• [YOUR OBJECTIVE]
Quote all of the data exactly as given. Skip every picture it contains.

• [SOURCE EXCERPT]

__________

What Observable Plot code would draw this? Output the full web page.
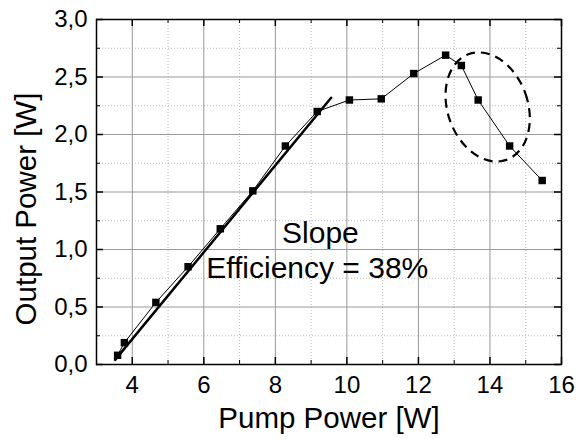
<!DOCTYPE html>
<html>
<head>
<meta charset="utf-8">
<script src="https://cdn.jsdelivr.net/npm/d3@7"></script>
<script src="https://cdn.jsdelivr.net/npm/@observablehq/plot@0.6"></script>
<style>
  body { margin: 0; background: white; }
</style>
</head>
<body>
<div id="chart"></div>
<script>
// measured points
var pumpPower = [3.59, 3.78, 4.66, 5.56, 6.46, 7.37, 8.28, 9.17, 10.07, 10.96, 11.87, 12.76, 13.2, 13.67, 14.55, 15.46]
var outputPower = [0.08, 0.19, 0.54, 0.85, 1.18, 1.51, 1.90, 2.20, 2.30, 2.31, 2.53, 2.69, 2.60, 2.30, 1.90, 1.60]

// linear fit (slope efficiency)
var fitX = [3.52, 9.56]
var fitY = [0.04, 2.32]

// dashed ellipse around the roll-off
var ellipseCenter = [13.95, 2.235]
var ellipseRadius = [1.12, 0.488]  // x units, y units
var ellipseTilt = -19.5

var xTicks = [4, 6, 8, 10, 12, 14, 16]
var xMinor = [5, 7, 9, 11, 13, 15]
var yTicks = [0, 0.5, 1.0, 1.5, 2.0, 2.5, 3.0]
var yMinor = [0.25, 0.75, 1.25, 1.75, 2.25, 2.75]

var data = pumpPower.map((p, i) => ({pump: p, out: outputPower[i]}))
var fit = fitX.map((p, i) => ({pump: p, out: fitY[i]}))

var comma = d => d.toFixed(1).replace(".", ",")

var chart = Plot.plot({
  width: 576,
  height: 439,
  marginLeft: 96,
  marginRight: 15,
  marginTop: 19,
  marginBottom: 75,
  style: {
    fontFamily: "Liberation Sans, Arial, sans-serif",
    fontSize: "24px",
    background: "white",
    color: "black"
  },
  x: {
    domain: [3, 16],
    ticks: xTicks,
    tickSize: 0,
    tickPadding: 11,
    label: null
  },
  y: {
    domain: [0, 3],
    ticks: yTicks,
    tickSize: 0,
    tickPadding: 9,
    tickFormat: comma,
    label: null
  },
  marks: [
    // grid
    Plot.ruleX(xMinor, {stroke: "#bbb", strokeDasharray: "1,2"}),
    Plot.ruleY(yMinor, {stroke: "#bbb", strokeDasharray: "1,2"}),
    Plot.ruleX(xTicks.slice(0, -1), {stroke: "#999"}),
    Plot.ruleY(yTicks.slice(1, -1), {stroke: "#999"}),

    // inward ticks on all four sides
    Plot.ruleX(xTicks, {x: d => d, y1: 0, y2: 0, insetTop: -7, strokeWidth: 1.5}),
    Plot.ruleX(xMinor, {x: d => d, y1: 0, y2: 0, insetTop: -4}),
    Plot.ruleX(xTicks, {x: d => d, y1: 3, y2: 3, insetBottom: -7, strokeWidth: 1.5}),
    Plot.ruleX(xMinor, {x: d => d, y1: 3, y2: 3, insetBottom: -4}),
    Plot.ruleY(yTicks, {y: d => d, x1: 3, x2: 3, insetRight: -7, strokeWidth: 1.5}),
    Plot.ruleY(yMinor, {y: d => d, x1: 3, x2: 3, insetRight: -4}),
    Plot.ruleY(yTicks, {y: d => d, x1: 16, x2: 16, insetLeft: -7, strokeWidth: 1.5}),
    Plot.ruleY(yMinor, {y: d => d, x1: 16, x2: 16, insetLeft: -4}),

    Plot.frame({stroke: "black", strokeWidth: 1.5}),

    // fit line
    Plot.line(fit, {x: "pump", y: "out", stroke: "black", strokeWidth: 2.5}),

    // data
    Plot.line(data, {x: "pump", y: "out", stroke: "black", strokeWidth: 1}),
    Plot.dot(data, {x: "pump", y: "out", symbol: "square", r: 4.2, fill: "black", stroke: "none"}),

    // ellipse
    (index, scales, values, dimensions) => {
      var cx = scales.x(ellipseCenter[0])
      var cy = scales.y(ellipseCenter[1])
      var rx = Math.abs(scales.x(ellipseCenter[0] + ellipseRadius[0]) - cx)
      var ry = Math.abs(scales.y(ellipseCenter[1] + ellipseRadius[1]) - cy)
      var el = d3.create("svg:ellipse")
        .attr("cx", 0).attr("cy", 0)
        .attr("rx", rx).attr("ry", ry)
        .attr("transform", `translate(${cx},${cy}) rotate(${ellipseTilt})`)
        .attr("fill", "none")
        .attr("stroke", "black")
        .attr("stroke-width", 2.2)
        .attr("stroke-dasharray", "9,6")
      return el.node()
    },

    // annotation
    Plot.text(["Slope"], {x: 9.26, y: 1.06, fontSize: 30, lineAnchor: "bottom", textAnchor: "middle"}),
    Plot.text(["Efficiency = 38%"], {x: 9.17, y: 0.755, fontSize: 30, lineAnchor: "bottom", textAnchor: "middle"}),

    // axis titles
    Plot.text(["Pump Power [W]"], {frameAnchor: "bottom", dy: 63, fontSize: 29.5, lineAnchor: "bottom", textAnchor: "middle"}),
    Plot.text(["Output Power [W]"], {frameAnchor: "left", dx: -61, dy: 17, rotate: -90, fontSize: 29.5, lineAnchor: "bottom", textAnchor: "middle"})
  ]
})

d3.select("#chart").append(() => chart)
</script>
</body>
</html>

__________

• [RESPONSE TO THE EXERCISE]
What Observable Plot code would draw this? Output the full web page.
<!DOCTYPE html>
<html>
<head>
<meta charset="utf-8">
<script src="https://cdn.jsdelivr.net/npm/d3@7"></script>
<script src="https://cdn.jsdelivr.net/npm/@observablehq/plot@0.6"></script>
<style>
  body { margin: 0; background: white; }
</style>
</head>
<body>
<div id="chart"></div>
<script>
// measured points
var pumpPower = [3.59, 3.78, 4.66, 5.56, 6.46, 7.37, 8.28, 9.17, 10.07, 10.96, 11.87, 12.76, 13.2, 13.67, 14.55, 15.46]
var outputPower = [0.08, 0.19, 0.54, 0.85, 1.18, 1.51, 1.90, 2.20, 2.30, 2.31, 2.53, 2.69, 2.60, 2.30, 1.90, 1.60]

// linear fit (slope efficiency)
var fitX = [3.52, 9.56]
var fitY = [0.04, 2.32]

// dashed ellipse around the roll-off
var ellipseCenter = [13.95, 2.235]
var ellipseRadius = [1.12, 0.488]  // x units, y units
var ellipseTilt = -19.5

var xTicks = [4, 6, 8, 10, 12, 14, 16]
var xMinor = [5, 7, 9, 11, 13, 15]
var yTicks = [0, 0.5, 1.0, 1.5, 2.0, 2.5, 3.0]
var yMinor = [0.25, 0.75, 1.25, 1.75, 2.25, 2.75]

var data = pumpPower.map((p, i) => ({pump: p, out: outputPower[i]}))
var fit = fitX.map((p, i) => ({pump: p, out: fitY[i]}))

var comma = d => d.toFixed(1).replace(".", ",")

var chart = Plot.plot({
  width: 576,
  height: 439,
  marginLeft: 96,
  marginRight: 15,
  marginTop: 19,
  marginBottom: 75,
  style: {
    fontFamily: "Liberation Sans, Arial, sans-serif",
    fontSize: "24px",
    background: "white",
    color: "black"
  },
  x: {
    domain: [3, 16],
    ticks: xTicks,
    tickSize: 0,
    tickPadding: 11,
    label: null
  },
  y: {
    domain: [0, 3],
    ticks: yTicks,
    tickSize: 0,
    tickPadding: 9,
    tickFormat: comma,
    label: null
  },
  marks: [
    // grid
    Plot.ruleX(xMinor, {stroke: "#bbb", strokeDasharray: "1,2"}),
    Plot.ruleY(yMinor, {stroke: "#bbb", strokeDasharray: "1,2"}),
    Plot.ruleX(xTicks.slice(0, -1), {stroke: "#999"}),
    Plot.ruleY(yTicks.slice(1, -1), {stroke: "#999"}),

    // inward ticks on all four sides
    Plot.ruleX(xTicks, {x: d => d, y1: 0, y2: 0, insetTop: -7, strokeWidth: 1.5}),
    Plot.ruleX(xMinor, {x: d => d, y1: 0, y2: 0, insetTop: -4}),
    Plot.ruleX(xTicks, {x: d => d, y1: 3, y2: 3, insetBottom: -7, strokeWidth: 1.5}),
    Plot.ruleX(xMinor, {x: d => d, y1: 3, y2: 3, insetBottom: -4}),
    Plot.ruleY(yTicks, {y: d => d, x1: 3, x2: 3, insetRight: -7, strokeWidth: 1.5}),
    Plot.ruleY(yMinor, {y: d => d, x1: 3, x2: 3, insetRight: -4}),
    Plot.ruleY(yTicks, {y: d => d, x1: 16, x2: 16, insetLeft: -7, strokeWidth: 1.5}),
    Plot.ruleY(yMinor, {y: d => d, x1: 16, x2: 16, insetLeft: -4}),

    Plot.frame({stroke: "black", strokeWidth: 1.5}),

    // fit line
    Plot.line(fit, {x: "pump", y: "out", stroke: "black", strokeWidth: 2.5}),

    // data
    Plot.line(data, {x: "pump", y: "out", stroke: "black", strokeWidth: 1}),
    Plot.dot(data, {x: "pump", y: "out", symbol: "square", r: 4.2, fill: "black", stroke: "none"}),

    // ellipse
    (index, scales, values, dimensions) => {
      var cx = scales.x(ellipseCenter[0])
      var cy = scales.y(ellipseCenter[1])
      var rx = Math.abs(scales.x(ellipseCenter[0] + ellipseRadius[0]) - cx)
      var ry = Math.abs(scales.y(ellipseCenter[1] + ellipseRadius[1]) - cy)
      var el = d3.create("svg:ellipse")
        .attr("cx", 0).attr("cy", 0)
        .attr("rx", rx).attr("ry", ry)
        .attr("transform", `translate(${cx},${cy}) rotate(${ellipseTilt})`)
        .attr("fill", "none")
        .attr("stroke", "black")
        .attr("stroke-width", 2.2)
        .attr("stroke-dasharray", "9,6")
      return el.node()
    },

    // annotation
    Plot.text(["Slope"], {x: 9.26, y: 1.06, fontSize: 30, lineAnchor: "bottom", textAnchor: "middle"}),
    Plot.text(["Efficiency = 38%"], {x: 9.17, y: 0.755, fontSize: 30, lineAnchor: "bottom", textAnchor: "middle"}),

    // axis titles
    Plot.text(["Pump Power [W]"], {frameAnchor: "bottom", dy: 63, fontSize: 29.5, lineAnchor: "bottom", textAnchor: "middle"}),
    Plot.text(["Output Power [W]"], {frameAnchor: "left", dx: -61, dy: 17, rotate: -90, fontSize: 29.5, lineAnchor: "bottom", textAnchor: "middle"})
  ]
})

d3.select("#chart").append(() => chart)
</script>
</body>
</html>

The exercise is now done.